## Goal
Return all of the data exactly, with nothing left out but the pictures.

## Task data
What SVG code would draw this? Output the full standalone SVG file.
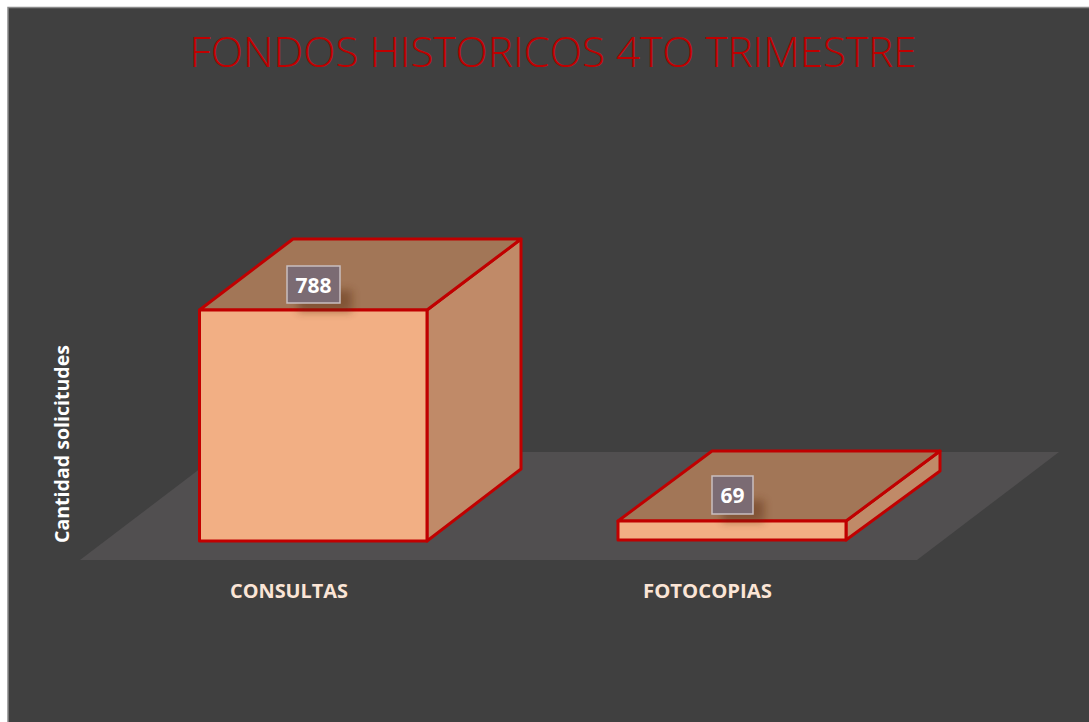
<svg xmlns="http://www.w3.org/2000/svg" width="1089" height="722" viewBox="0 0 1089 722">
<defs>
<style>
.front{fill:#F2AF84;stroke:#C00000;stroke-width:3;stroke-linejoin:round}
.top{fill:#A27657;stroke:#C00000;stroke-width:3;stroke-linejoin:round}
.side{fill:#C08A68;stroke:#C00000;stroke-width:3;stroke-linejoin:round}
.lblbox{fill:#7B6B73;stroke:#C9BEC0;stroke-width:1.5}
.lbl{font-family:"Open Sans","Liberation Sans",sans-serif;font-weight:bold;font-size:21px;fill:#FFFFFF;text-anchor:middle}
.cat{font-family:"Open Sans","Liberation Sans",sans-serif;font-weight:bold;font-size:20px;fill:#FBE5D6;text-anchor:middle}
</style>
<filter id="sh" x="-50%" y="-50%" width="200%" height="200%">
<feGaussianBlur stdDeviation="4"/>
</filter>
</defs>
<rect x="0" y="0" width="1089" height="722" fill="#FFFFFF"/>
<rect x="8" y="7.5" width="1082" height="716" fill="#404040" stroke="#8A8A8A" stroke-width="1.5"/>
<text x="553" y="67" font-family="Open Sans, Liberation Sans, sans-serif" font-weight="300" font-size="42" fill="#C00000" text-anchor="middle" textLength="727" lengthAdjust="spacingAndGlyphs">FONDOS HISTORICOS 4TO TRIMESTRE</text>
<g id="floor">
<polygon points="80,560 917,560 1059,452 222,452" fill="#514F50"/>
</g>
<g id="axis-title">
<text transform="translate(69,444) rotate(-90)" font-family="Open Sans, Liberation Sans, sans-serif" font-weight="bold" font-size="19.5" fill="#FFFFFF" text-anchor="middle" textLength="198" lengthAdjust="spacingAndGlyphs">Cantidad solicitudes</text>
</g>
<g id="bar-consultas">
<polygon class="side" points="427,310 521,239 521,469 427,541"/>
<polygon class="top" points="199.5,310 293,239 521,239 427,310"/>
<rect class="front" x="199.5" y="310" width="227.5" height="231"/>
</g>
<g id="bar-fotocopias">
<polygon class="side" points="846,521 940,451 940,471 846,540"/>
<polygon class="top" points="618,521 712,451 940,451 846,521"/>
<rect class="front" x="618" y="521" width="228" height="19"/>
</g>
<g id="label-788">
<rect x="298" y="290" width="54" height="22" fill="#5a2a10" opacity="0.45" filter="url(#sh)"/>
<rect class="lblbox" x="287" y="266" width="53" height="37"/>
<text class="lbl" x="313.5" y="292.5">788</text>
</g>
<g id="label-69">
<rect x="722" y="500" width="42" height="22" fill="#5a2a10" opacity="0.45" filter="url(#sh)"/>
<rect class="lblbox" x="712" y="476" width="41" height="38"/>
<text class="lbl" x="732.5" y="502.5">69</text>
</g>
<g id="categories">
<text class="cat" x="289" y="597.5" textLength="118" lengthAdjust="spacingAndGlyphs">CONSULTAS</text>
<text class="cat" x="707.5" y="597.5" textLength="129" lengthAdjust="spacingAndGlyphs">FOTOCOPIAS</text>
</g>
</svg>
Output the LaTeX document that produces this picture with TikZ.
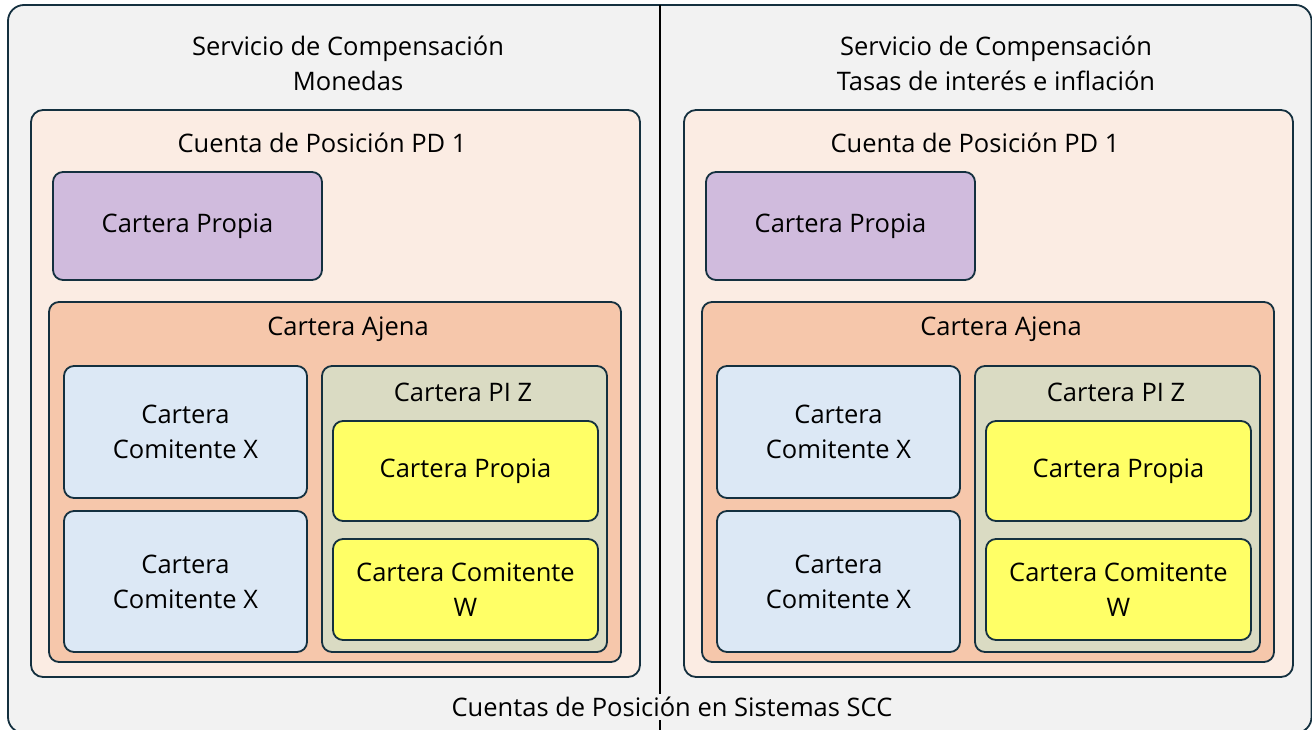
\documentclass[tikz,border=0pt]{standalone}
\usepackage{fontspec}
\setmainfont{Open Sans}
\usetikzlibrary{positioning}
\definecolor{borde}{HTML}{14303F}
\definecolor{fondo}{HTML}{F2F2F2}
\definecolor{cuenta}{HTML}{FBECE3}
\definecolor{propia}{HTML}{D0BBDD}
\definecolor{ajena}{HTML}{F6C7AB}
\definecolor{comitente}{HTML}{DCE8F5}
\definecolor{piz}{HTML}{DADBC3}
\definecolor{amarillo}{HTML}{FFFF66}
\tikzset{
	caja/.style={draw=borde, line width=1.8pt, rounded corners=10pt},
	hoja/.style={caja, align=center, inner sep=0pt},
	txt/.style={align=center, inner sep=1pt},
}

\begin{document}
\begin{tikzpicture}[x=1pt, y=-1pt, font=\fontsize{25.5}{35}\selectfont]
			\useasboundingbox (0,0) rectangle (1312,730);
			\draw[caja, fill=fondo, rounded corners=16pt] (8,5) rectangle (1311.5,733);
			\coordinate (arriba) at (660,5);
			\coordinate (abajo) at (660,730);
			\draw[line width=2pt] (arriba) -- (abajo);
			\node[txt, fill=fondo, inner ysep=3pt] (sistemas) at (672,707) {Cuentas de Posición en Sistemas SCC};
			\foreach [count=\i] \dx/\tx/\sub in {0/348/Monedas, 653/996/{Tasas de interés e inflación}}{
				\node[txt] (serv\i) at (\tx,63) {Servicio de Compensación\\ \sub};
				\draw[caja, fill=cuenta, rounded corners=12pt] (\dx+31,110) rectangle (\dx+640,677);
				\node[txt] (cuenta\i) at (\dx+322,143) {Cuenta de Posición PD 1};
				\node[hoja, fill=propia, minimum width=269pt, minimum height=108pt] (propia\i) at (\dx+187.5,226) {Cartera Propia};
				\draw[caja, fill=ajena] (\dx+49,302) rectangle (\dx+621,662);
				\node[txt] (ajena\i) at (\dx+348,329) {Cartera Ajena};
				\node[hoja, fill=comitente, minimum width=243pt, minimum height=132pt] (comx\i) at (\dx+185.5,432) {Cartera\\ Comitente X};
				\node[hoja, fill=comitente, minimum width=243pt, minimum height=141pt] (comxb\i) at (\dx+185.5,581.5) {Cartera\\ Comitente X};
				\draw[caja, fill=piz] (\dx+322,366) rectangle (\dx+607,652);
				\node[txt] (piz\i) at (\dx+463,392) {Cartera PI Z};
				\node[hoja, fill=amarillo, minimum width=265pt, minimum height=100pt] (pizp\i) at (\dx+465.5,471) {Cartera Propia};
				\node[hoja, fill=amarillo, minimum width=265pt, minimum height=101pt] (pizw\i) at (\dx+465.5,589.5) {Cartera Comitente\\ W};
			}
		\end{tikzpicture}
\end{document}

## Task solution
What SVG code would draw this? Output the full standalone SVG file.
<svg xmlns="http://www.w3.org/2000/svg" width="1089" height="722" viewBox="0 0 1089 722">
<defs>
<style>
.front{fill:#F2AF84;stroke:#C00000;stroke-width:3;stroke-linejoin:round}
.top{fill:#A27657;stroke:#C00000;stroke-width:3;stroke-linejoin:round}
.side{fill:#C08A68;stroke:#C00000;stroke-width:3;stroke-linejoin:round}
.lblbox{fill:#7B6B73;stroke:#C9BEC0;stroke-width:1.5}
.lbl{font-family:"Open Sans","Liberation Sans",sans-serif;font-weight:bold;font-size:21px;fill:#FFFFFF;text-anchor:middle}
.cat{font-family:"Open Sans","Liberation Sans",sans-serif;font-weight:bold;font-size:20px;fill:#FBE5D6;text-anchor:middle}
</style>
<filter id="sh" x="-50%" y="-50%" width="200%" height="200%">
<feGaussianBlur stdDeviation="4"/>
</filter>
</defs>
<rect x="0" y="0" width="1089" height="722" fill="#FFFFFF"/>
<rect x="8" y="7.5" width="1082" height="716" fill="#404040" stroke="#8A8A8A" stroke-width="1.5"/>
<text x="553" y="67" font-family="Open Sans, Liberation Sans, sans-serif" font-weight="300" font-size="42" fill="#C00000" text-anchor="middle" textLength="727" lengthAdjust="spacingAndGlyphs">FONDOS HISTORICOS 4TO TRIMESTRE</text>
<g id="floor">
<polygon points="80,560 917,560 1059,452 222,452" fill="#514F50"/>
</g>
<g id="axis-title">
<text transform="translate(69,444) rotate(-90)" font-family="Open Sans, Liberation Sans, sans-serif" font-weight="bold" font-size="19.5" fill="#FFFFFF" text-anchor="middle" textLength="198" lengthAdjust="spacingAndGlyphs">Cantidad solicitudes</text>
</g>
<g id="bar-consultas">
<polygon class="side" points="427,310 521,239 521,469 427,541"/>
<polygon class="top" points="199.5,310 293,239 521,239 427,310"/>
<rect class="front" x="199.5" y="310" width="227.5" height="231"/>
</g>
<g id="bar-fotocopias">
<polygon class="side" points="846,521 940,451 940,471 846,540"/>
<polygon class="top" points="618,521 712,451 940,451 846,521"/>
<rect class="front" x="618" y="521" width="228" height="19"/>
</g>
<g id="label-788">
<rect x="298" y="290" width="54" height="22" fill="#5a2a10" opacity="0.45" filter="url(#sh)"/>
<rect class="lblbox" x="287" y="266" width="53" height="37"/>
<text class="lbl" x="313.5" y="292.5">788</text>
</g>
<g id="label-69">
<rect x="722" y="500" width="42" height="22" fill="#5a2a10" opacity="0.45" filter="url(#sh)"/>
<rect class="lblbox" x="712" y="476" width="41" height="38"/>
<text class="lbl" x="732.5" y="502.5">69</text>
</g>
<g id="categories">
<text class="cat" x="289" y="597.5" textLength="118" lengthAdjust="spacingAndGlyphs">CONSULTAS</text>
<text class="cat" x="707.5" y="597.5" textLength="129" lengthAdjust="spacingAndGlyphs">FOTOCOPIAS</text>
</g>
</svg>
Output the LaTeX document that produces this picture with TikZ.
\documentclass[tikz,border=0pt]{standalone}
\usepackage{fontspec}
\setmainfont{Open Sans}
\usetikzlibrary{positioning}
\definecolor{borde}{HTML}{14303F}
\definecolor{fondo}{HTML}{F2F2F2}
\definecolor{cuenta}{HTML}{FBECE3}
\definecolor{propia}{HTML}{D0BBDD}
\definecolor{ajena}{HTML}{F6C7AB}
\definecolor{comitente}{HTML}{DCE8F5}
\definecolor{piz}{HTML}{DADBC3}
\definecolor{amarillo}{HTML}{FFFF66}
\tikzset{
	caja/.style={draw=borde, line width=1.8pt, rounded corners=10pt},
	hoja/.style={caja, align=center, inner sep=0pt},
	txt/.style={align=center, inner sep=1pt},
}

\begin{document}
\begin{tikzpicture}[x=1pt, y=-1pt, font=\fontsize{25.5}{35}\selectfont]
			\useasboundingbox (0,0) rectangle (1312,730);
			\draw[caja, fill=fondo, rounded corners=16pt] (8,5) rectangle (1311.5,733);
			\coordinate (arriba) at (660,5);
			\coordinate (abajo) at (660,730);
			\draw[line width=2pt] (arriba) -- (abajo);
			\node[txt, fill=fondo, inner ysep=3pt] (sistemas) at (672,707) {Cuentas de Posición en Sistemas SCC};
			\foreach [count=\i] \dx/\tx/\sub in {0/348/Monedas, 653/996/{Tasas de interés e inflación}}{
				\node[txt] (serv\i) at (\tx,63) {Servicio de Compensación\\ \sub};
				\draw[caja, fill=cuenta, rounded corners=12pt] (\dx+31,110) rectangle (\dx+640,677);
				\node[txt] (cuenta\i) at (\dx+322,143) {Cuenta de Posición PD 1};
				\node[hoja, fill=propia, minimum width=269pt, minimum height=108pt] (propia\i) at (\dx+187.5,226) {Cartera Propia};
				\draw[caja, fill=ajena] (\dx+49,302) rectangle (\dx+621,662);
				\node[txt] (ajena\i) at (\dx+348,329) {Cartera Ajena};
				\node[hoja, fill=comitente, minimum width=243pt, minimum height=132pt] (comx\i) at (\dx+185.5,432) {Cartera\\ Comitente X};
				\node[hoja, fill=comitente, minimum width=243pt, minimum height=141pt] (comxb\i) at (\dx+185.5,581.5) {Cartera\\ Comitente X};
				\draw[caja, fill=piz] (\dx+322,366) rectangle (\dx+607,652);
				\node[txt] (piz\i) at (\dx+463,392) {Cartera PI Z};
				\node[hoja, fill=amarillo, minimum width=265pt, minimum height=100pt] (pizp\i) at (\dx+465.5,471) {Cartera Propia};
				\node[hoja, fill=amarillo, minimum width=265pt, minimum height=101pt] (pizw\i) at (\dx+465.5,589.5) {Cartera Comitente\\ W};
			}
		\end{tikzpicture}
\end{document}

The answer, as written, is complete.